▶ TO BE DONE: Extract the text of each entry below exactly, leaving every image behind.

▶ THE DATA:
— Begin —

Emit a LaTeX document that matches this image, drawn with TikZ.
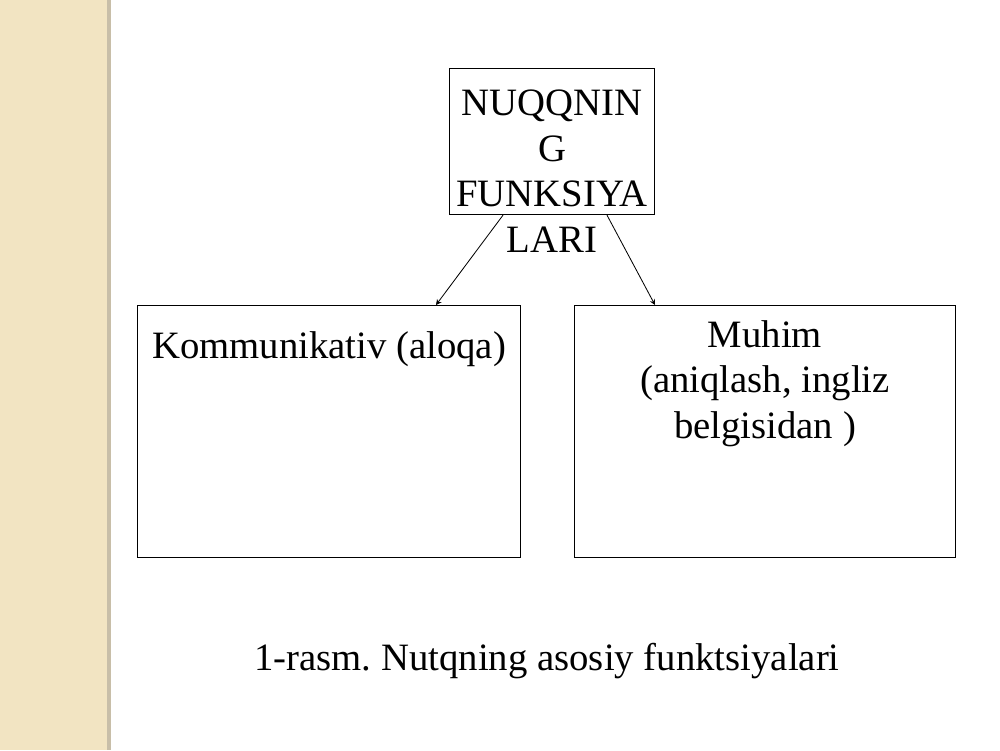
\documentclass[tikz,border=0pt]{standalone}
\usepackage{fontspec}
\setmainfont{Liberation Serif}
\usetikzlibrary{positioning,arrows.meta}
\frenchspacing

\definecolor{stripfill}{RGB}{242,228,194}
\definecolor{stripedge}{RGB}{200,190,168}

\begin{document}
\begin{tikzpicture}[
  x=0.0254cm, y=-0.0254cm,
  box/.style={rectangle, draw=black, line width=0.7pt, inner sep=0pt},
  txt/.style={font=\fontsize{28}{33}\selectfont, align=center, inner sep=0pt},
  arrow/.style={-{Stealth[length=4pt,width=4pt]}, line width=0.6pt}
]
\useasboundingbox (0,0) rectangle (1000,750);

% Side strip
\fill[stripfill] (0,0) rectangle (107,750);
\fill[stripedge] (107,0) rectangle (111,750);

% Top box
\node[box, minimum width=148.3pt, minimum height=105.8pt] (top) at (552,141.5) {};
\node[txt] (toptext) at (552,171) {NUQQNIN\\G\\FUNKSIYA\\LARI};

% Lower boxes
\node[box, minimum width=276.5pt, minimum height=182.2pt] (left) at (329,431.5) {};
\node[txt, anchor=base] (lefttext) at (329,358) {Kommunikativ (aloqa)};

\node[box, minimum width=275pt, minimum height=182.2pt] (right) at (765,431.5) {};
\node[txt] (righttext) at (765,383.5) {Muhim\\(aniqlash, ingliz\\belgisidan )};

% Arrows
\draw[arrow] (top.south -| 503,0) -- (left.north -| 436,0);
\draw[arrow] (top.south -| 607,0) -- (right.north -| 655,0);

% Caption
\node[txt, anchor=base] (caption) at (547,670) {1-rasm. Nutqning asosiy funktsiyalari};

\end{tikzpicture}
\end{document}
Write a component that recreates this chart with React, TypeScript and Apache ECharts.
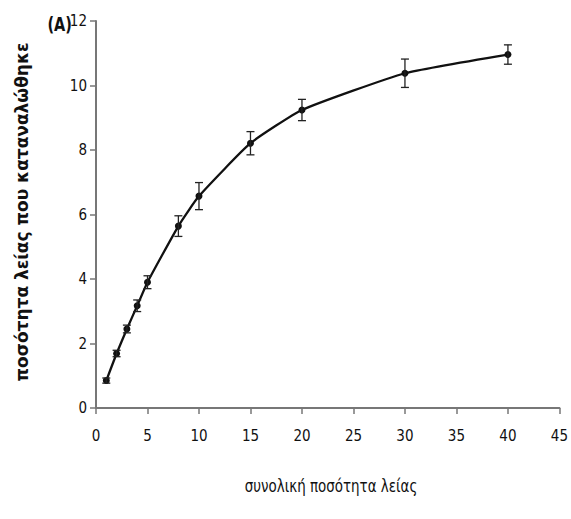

— End —

▶ WRITTEN ANSWER:
Emit a LaTeX document that matches this image, drawn with TikZ.
\documentclass[tikz,border=0pt]{standalone}
\usepackage{fontspec}
\setmainfont{Liberation Serif}
\usetikzlibrary{positioning,arrows.meta}
\frenchspacing

\definecolor{stripfill}{RGB}{242,228,194}
\definecolor{stripedge}{RGB}{200,190,168}

\begin{document}
\begin{tikzpicture}[
  x=0.0254cm, y=-0.0254cm,
  box/.style={rectangle, draw=black, line width=0.7pt, inner sep=0pt},
  txt/.style={font=\fontsize{28}{33}\selectfont, align=center, inner sep=0pt},
  arrow/.style={-{Stealth[length=4pt,width=4pt]}, line width=0.6pt}
]
\useasboundingbox (0,0) rectangle (1000,750);

% Side strip
\fill[stripfill] (0,0) rectangle (107,750);
\fill[stripedge] (107,0) rectangle (111,750);

% Top box
\node[box, minimum width=148.3pt, minimum height=105.8pt] (top) at (552,141.5) {};
\node[txt] (toptext) at (552,171) {NUQQNIN\\G\\FUNKSIYA\\LARI};

% Lower boxes
\node[box, minimum width=276.5pt, minimum height=182.2pt] (left) at (329,431.5) {};
\node[txt, anchor=base] (lefttext) at (329,358) {Kommunikativ (aloqa)};

\node[box, minimum width=275pt, minimum height=182.2pt] (right) at (765,431.5) {};
\node[txt] (righttext) at (765,383.5) {Muhim\\(aniqlash, ingliz\\belgisidan )};

% Arrows
\draw[arrow] (top.south -| 503,0) -- (left.north -| 436,0);
\draw[arrow] (top.south -| 607,0) -- (right.north -| 655,0);

% Caption
\node[txt, anchor=base] (caption) at (547,670) {1-rasm. Nutqning asosiy funktsiyalari};

\end{tikzpicture}
\end{document}
Write a component that recreates this chart with React, TypeScript and Apache ECharts.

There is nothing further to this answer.